Archaeological finds and art indicate composite bows have existed since the second millennium BCE, but their history is not well recorded, being developed by cultures without a written tradition. They originated among Asiatic pastoralists who used them as daily necessities, classically for mounted archery, although they can also be used on foot. Such bows spread among the military (and hunters) of civilizations that came into contact with nomad tribes; composite bows have been used across Asia from Korea to the Atlantic coasts of Europe and North Africa, and southwards in the Arabian peninsula and in India. The use of horn in a bow was even remarked on in Homer's epic The Odyssey, believed to have been written in the 8th century BCE.

The details of manufacture varied between the various cultures that used them. Initially, the tips of the limbs were made to bend when the bow was drawn. Later, the tips were stiffened with bone or antler laths; post-classical bows usually have stiff tips, known as siyahs, which are made as an integral part of the wooden core of the bow.

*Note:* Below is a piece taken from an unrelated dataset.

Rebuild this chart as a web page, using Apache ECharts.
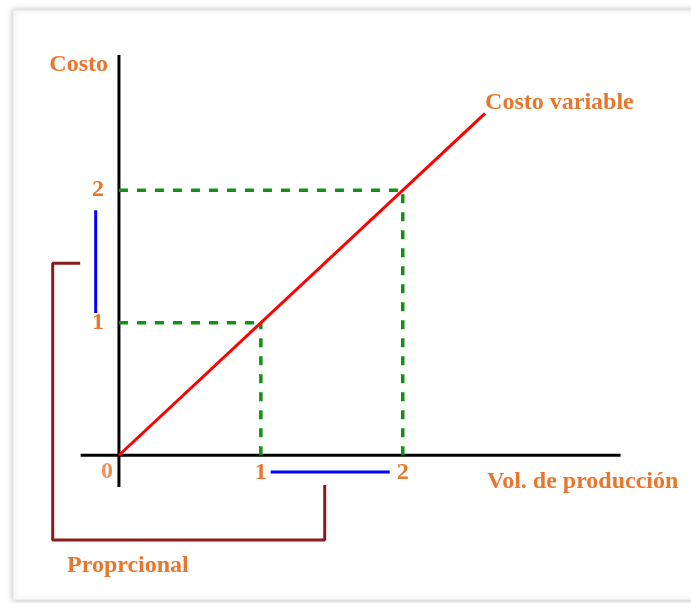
<!DOCTYPE html>
<html>
<head>
<meta charset="utf-8">
<title>Costo variable</title>
<script src="https://cdn.jsdelivr.net/npm/echarts@6/dist/echarts.min.js"></script>
<style>
  html, body { margin: 0; padding: 0; background: #fff; }
  #chart { width: 691px; height: 603px; }
</style>
</head>
<body>
<div id="chart"></div>
<script>
  // datos del grafico
  const xTicks = [1, 2]
  const yTicks = [1, 2]
  const ejeX = [[-0.27, 0], [3.535, 0]]
  const ejeY = [[0, -0.24], [0, 3.02]]
  const costoVariable = [[0, 0], [2.58, 2.58]]
  const guia1H = [[0, 1], [1, 1]]
  const guia1V = [[1, 0], [1, 1]]
  const guia2H = [[0, 2], [2, 2]]
  const guia2V = [[2, 0], [2, 2]]
  const azulVertical = [[-0.164, 1.85], [-0.164, 1.073]]
  const azulHorizontal = [[1.069, -0.127], [1.908, -0.127]]
  const corchete = [[-0.273, 1.45], [-0.467, 1.45], [-0.467, -0.64], [1.45, -0.64], [1.45, -0.225]]
  const origen = [[0, 0]]

  const naranja = '#e8762c'
  const verde = '#168f16'
  const fuente = '"Liberation Serif", "Times New Roman", serif'
  const fontSize = 24

  const textoNaranja = {
    color: naranja,
    fontFamily: fuente,
    fontWeight: 'bold',
    fontSize: fontSize
  }

  function texto(text, x, y, align) {
    return {
      type: 'text',
      x: x,
      y: y,
      z: 10,
      style: {
        text: text,
        fill: naranja,
        font: 'bold ' + fontSize + 'px ' + fuente,
        textAlign: align,
        textVerticalAlign: 'middle'
      }
    }
  }

  function guia(data) {
    return {
      type: 'line',
      data: data,
      symbol: 'none',
      silent: true,
      z: 3,
      lineStyle: { color: verde, width: 3.5, type: [9, 9] }
    }
  }

  function trazo(data, color, width) {
    return {
      type: 'line',
      data: data,
      symbol: 'none',
      silent: true,
      lineStyle: { color: color, width: width }
    }
  }

  const chart = echarts.init(document.getElementById('chart'))

  chart.setOption({
    animation: false,
    graphic: [
      {
        type: 'rect',
        z: -10,
        shape: { x: 13, y: 10, width: 700, height: 590 },
        style: {
          fill: '#fff',
          stroke: '#e4e4e4',
          lineWidth: 1,
          shadowBlur: 6,
          shadowColor: 'rgba(0,0,0,0.25)'
        }
      },
      texto('Costo', 108, 65, 'right'),
      texto('Vol. de producción', 487, 482, 'left'),
      texto('Proprcional', 67, 566, 'left')
    ],
    grid: {
      left: 48,
      right: 61.2,
      top: 44.5,
      bottom: 55
    },
    xAxis: {
      type: 'value',
      min: -0.5,
      max: 3.6,
      axisLine: { show: false },
      axisTick: { show: false },
      splitLine: { show: false },
      axisLabel: Object.assign({}, textoNaranja, {
        customValues: xTicks,
        verticalAlign: 'top',
        margin: -87
      })
    },
    yAxis: {
      type: 'value',
      min: -0.7,
      max: 3.1,
      axisLine: { show: false },
      axisTick: { show: false },
      splitLine: { show: false },
      axisLabel: Object.assign({}, textoNaranja, {
        customValues: yTicks,
        margin: -56
      })
    },
    series: [
      trazo(ejeX, '#000', 3),
      trazo(ejeY, '#000', 3),
      guia(guia1H),
      guia(guia1V),
      guia(guia2H),
      guia(guia2V),
      {
        type: 'line',
        data: costoVariable,
        symbol: 'none',
        silent: true,
        z: 4,
        lineStyle: { color: '#ff0000', width: 3 },
        endLabel: Object.assign({}, textoNaranja, {
          show: true,
          formatter: 'Costo variable',
          align: 'left',
          distance: 0,
          offset: [0, -11]
        })
      },
      trazo(azulVertical, '#0000ff', 3),
      trazo(azulHorizontal, '#0000ff', 3),
      trazo(corchete, '#8b1a1a', 3),
      {
        type: 'scatter',
        data: origen,
        symbolSize: 1,
        itemStyle: { color: 'rgba(0,0,0,0)' },
        silent: true,
        label: Object.assign({}, textoNaranja, {
          show: true,
          formatter: '0',
          position: 'inside',
          offset: [-12, 17]
        })
      }
    ]
  })
</script>
</body>
</html>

Like other bows, they lost importance with the introduction and increasing accuracy of guns. In some areas, composite bows were still used and were further developed for leisure purposes. Early modern Turkish bows were specialized for flight archery (shooting for distance). Composite bows are still made and used in Korea and in China, and the tradition has been revived elsewhere. Modern replicas are available, often made with fiberglass bellies and backs with a natural or man-made core.

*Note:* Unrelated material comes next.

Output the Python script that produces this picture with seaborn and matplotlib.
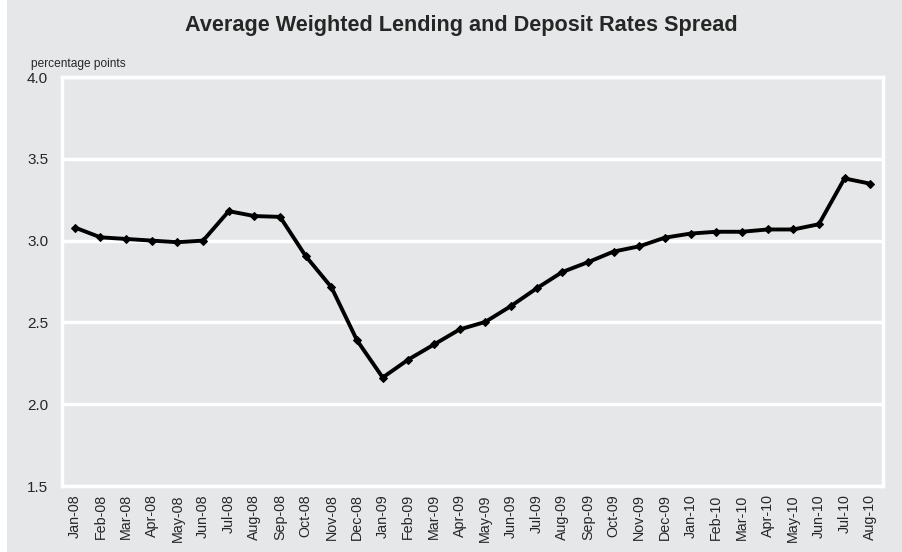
import pandas as pd
import matplotlib.pyplot as plt
import seaborn as sns
from matplotlib.patches import Rectangle
from matplotlib.ticker import FixedLocator

# Monthly data
months = ['Jan-08', 'Feb-08', 'Mar-08', 'Apr-08', 'May-08', 'Jun-08', 'Jul-08', 'Aug-08',
          'Sep-08', 'Oct-08', 'Nov-08', 'Dec-08', 'Jan-09', 'Feb-09', 'Mar-09', 'Apr-09',
          'May-09', 'Jun-09', 'Jul-09', 'Aug-09', 'Sep-09', 'Oct-09', 'Nov-09', 'Dec-09',
          'Jan-10', 'Feb-10', 'Mar-10', 'Apr-10', 'May-10', 'Jun-10', 'Jul-10', 'Aug-10']
spread = [3.08, 3.02, 3.01, 3.00, 2.99, 3.00, 3.18, 3.15,
          3.145, 2.905, 2.715, 2.39, 2.163, 2.273, 2.365, 2.457,
          2.503, 2.60, 2.708, 2.808, 2.868, 2.933, 2.965, 3.018,
          3.043, 3.054, 3.054, 3.068, 3.068, 3.10, 3.38, 3.348]
y_ticks = [1.5, 2.0, 2.5, 3.0, 3.5, 4.0]

bg = '#e6e7e8'
df = pd.DataFrame({'month': months, 'spread': spread})

sns.set_style('white')
plt.rcParams['font.family'] = ['Liberation Sans', 'DejaVu Sans']

fig = plt.figure(figsize=(9.03, 5.52), dpi=100, facecolor='white')
fig.patches.append(Rectangle((7 / 903, 0), 1 - 7 / 903, 1, transform=fig.transFigure,
                             facecolor=bg, edgecolor='none', zorder=-10))
ax = fig.add_axes([62 / 903, 1 - 486 / 552, (883 - 62) / 903, (486 - 77) / 552])
ax.set_facecolor(bg)

sns.lineplot(data=df, x='month', y='spread', ax=ax, color='black', linewidth=2.8,
             marker='D', markersize=4.5, markeredgecolor='black', sort=False)

ax.set_ylim(1.5, 4.0)
ax.set_xlim(-0.5, len(months) - 0.5)
ax.set_yticks(y_ticks)
ax.set_yticklabels([f'{v:.1f}' for v in y_ticks], fontsize=11)
ax.set_xticks(range(len(months)))
ax.set_xticklabels(months, rotation=90, fontsize=10.3)
ax.xaxis.set_minor_locator(FixedLocator([i + 0.5 for i in range(len(months) - 1)]))
ax.tick_params(axis='x', which='major', length=0, pad=6)
ax.tick_params(axis='x', which='minor', direction='in', length=4, width=2, color='white')
ax.tick_params(axis='y', length=0, pad=10)

ax.grid(axis='y', color='white', linewidth=2.5)
ax.set_axisbelow(True)
for side in ['left', 'right', 'top', 'bottom']:
    ax.spines[side].set_visible(True)
    ax.spines[side].set_color('white')
    ax.spines[side].set_linewidth(2.5)

ax.set_xlabel('')
ax.set_ylabel('')
fig.text(31 / 903, 1 - 64 / 552, 'percentage points', fontsize=8.6, va='center', ha='left')
fig.text(461 / 903, 1 - 26 / 552, 'Average Weighted Lending and Deposit Rates Spread',
         fontsize=15.6, fontweight='bold', ha='center', va='center')

fig.savefig('out.png', dpi=100, facecolor=fig.get_facecolor())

Construction and materials
The wooden core gives the bow its shape and dimensional stability. It is often made of multiple pieces, joined with animal glue in V-splices, so the wood must accept glue well. Pieced construction allows the sharp bends that many designs require, and the use of woods with different mechanical properties for the bending and nonbending sections.

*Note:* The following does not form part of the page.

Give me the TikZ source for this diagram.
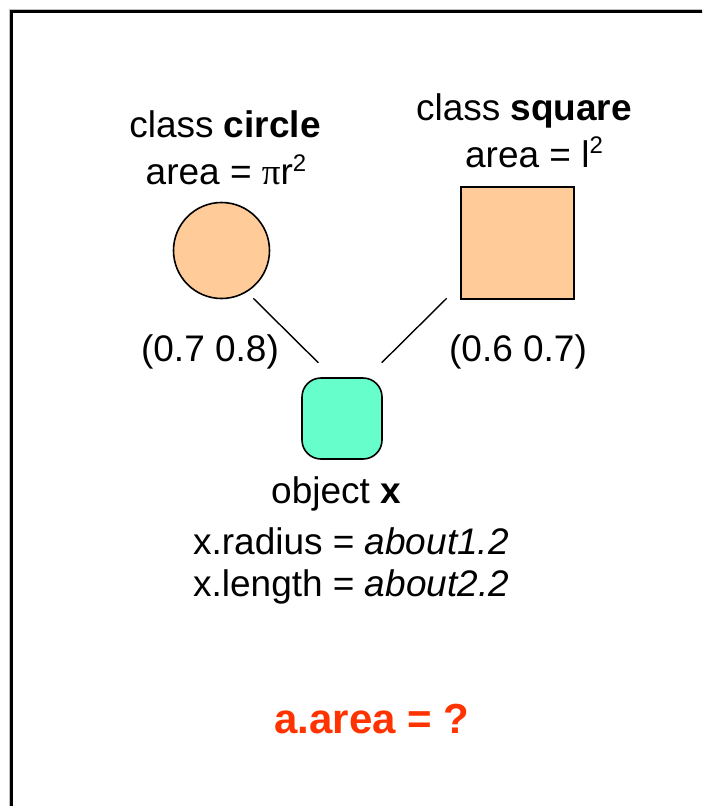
\documentclass[tikz,border=0pt]{standalone}
\usepackage{fontspec}
\setmainfont{Liberation Sans}
\newfontfamily\symfont{Liberation Serif}
\definecolor{peach}{HTML}{FFCC99}
\definecolor{mint}{HTML}{66FFCC}
\definecolor{qred}{HTML}{FF3300}
\newcommand{\supr}[1]{\raisebox{0.36em}{\fontsize{24}{24}\selectfont #1}}
\tikzset{
  lbl/.style={anchor=base, inner sep=0pt, font=\fontsize{37}{40}\selectfont},
  shapebox/.style={draw=black, line width=1.6pt, fill=peach},
  conn/.style={line width=1.4pt, draw=black}
}
\begin{document}
\begin{tikzpicture}[x=1pt,y=-1pt]
\useasboundingbox (0,0) rectangle (702,806);
\clip (0,0) rectangle (702,806);
\fill[white] (0,0) rectangle (702,806);
\draw[gray!50, line width=1pt] (9,9) rectangle (740,840);
\draw[black, line width=2.2pt] (11.5,11.5) rectangle (740,840);
% shapes
\node[shapebox, circle, minimum size=96pt, inner sep=0pt] (circ) at (221.5,250.5) {};
\node[shapebox, rectangle, minimum width=113pt, minimum height=112pt, inner sep=0pt] (sq) at (517.5,243) {};
\node[draw=black, line width=1.6pt, fill=mint, rounded corners=19pt, minimum width=80pt, minimum height=81pt, inner sep=0pt] (obj) at (342,418.5) {};
% connectors
\coordinate (c1) at (253.3,298.3);
\coordinate (c2) at (318.3,362.7);
\coordinate (s1) at (446.7,298.3);
\coordinate (s2) at (381.7,362.7);
\draw[conn] (c1) -- (c2);
\draw[conn] (s1) -- (s2);
% texts
\node[lbl] (t1) at (225,137) {class \textbf{circle}};
\node[lbl] (t2) at (226,184.5) {area = {\symfont π}r\supr{2}};
\node[lbl] (t3) at (524,120) {class \textbf{square}};
\node[lbl] (t4) at (534,167) {area = l\supr{2}};
\node[lbl] (t5) at (210,361) {(0.7 0.8)};
\node[lbl] (t6) at (518,361) {(0.6 0.7)};
\node[lbl] (t7) at (336,503) {object \textbf{x}};
\node[lbl] (t8) at (351,554) {x.radius = \textit{about1.2}};
\node[lbl] (t9) at (351,596) {x.length = \textit{about2.2}};
\node[lbl, text=qred, font=\fontsize{42}{45}\selectfont\bfseries] (t10) at (372,733) {a.area = ?};
\end{tikzpicture}
\end{document}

The wood of the bending part of the limb ("dustar") must endure intense shearing stress, and denser woods such as hard maples are normally used in Turkish bows. Bamboo, and wood of the mulberry family, are traditional in China. Some composite bows have nonbending tips ("siyahs"), which need to be stiff and light; they may be made of woods such as Sitka spruce.

A thin layer of horn is glued onto what will be the belly of the bow, the side facing the archer. Water buffalo horn is very suitable, as is horn of several antelopes such as gemsbok, oryx, ibex, and that of Hungarian grey cattle. Goat and sheep horn can also be used. Most forms of cow horn are not suitable, as they soon delaminate with use. The horn can store more energy than wood in compression.

The sinew, soaked in animal glue, is then laid in layers on the back of the bow; the strands of sinew are oriented along the length of the bow. The sinew is normally obtained from the lower legs and back of wild deer or domestic ungulates. Traditionally, ox tendons are considered inferior to wild-game sinews since they have a higher fat content, leading to spoilage. Sinew has greater elastic tension properties than wood, again increasing the amount of energy that can be stored in the bow stave.

Hide glue or gelatin made from fish gas bladders is used to attach layers of sinew to the back of the bow, and to attach the horn belly to the wooden core.

Stiffening laths, if used, are attached. Both horn and laths may be bound and glued with further lengths of sinew. After months of drying, the bow is ready for use. Further finishing may include thin leather or waterproof bark, to protect the bow from moisture, and recent Turkish bows were often highly decorated with colourful paints and gold leaf.

Strings and arrows are essential parts of the weapon system, but no type of either is specifically associated with composite bows throughout their history.

Advantages and disadvantages of composite construction

Advantages
The main advantage of composite bows over self bows (made from a single piece of wood) is their combination of smaller size with high power. They are therefore more convenient than self bows when the archer is mobile, as from horseback, or from a chariot. Almost all composite bows are also recurve bows as the shape curves away from the archer; this design gives higher draw-weight in the early stages of the archer's draw, storing somewhat more total energy for a given final draw-weight. It would be possible to make a wooden bow that has the same shape, length, and draw-weight as a traditional composite bow, but it could not store the energy, and would break before full draw.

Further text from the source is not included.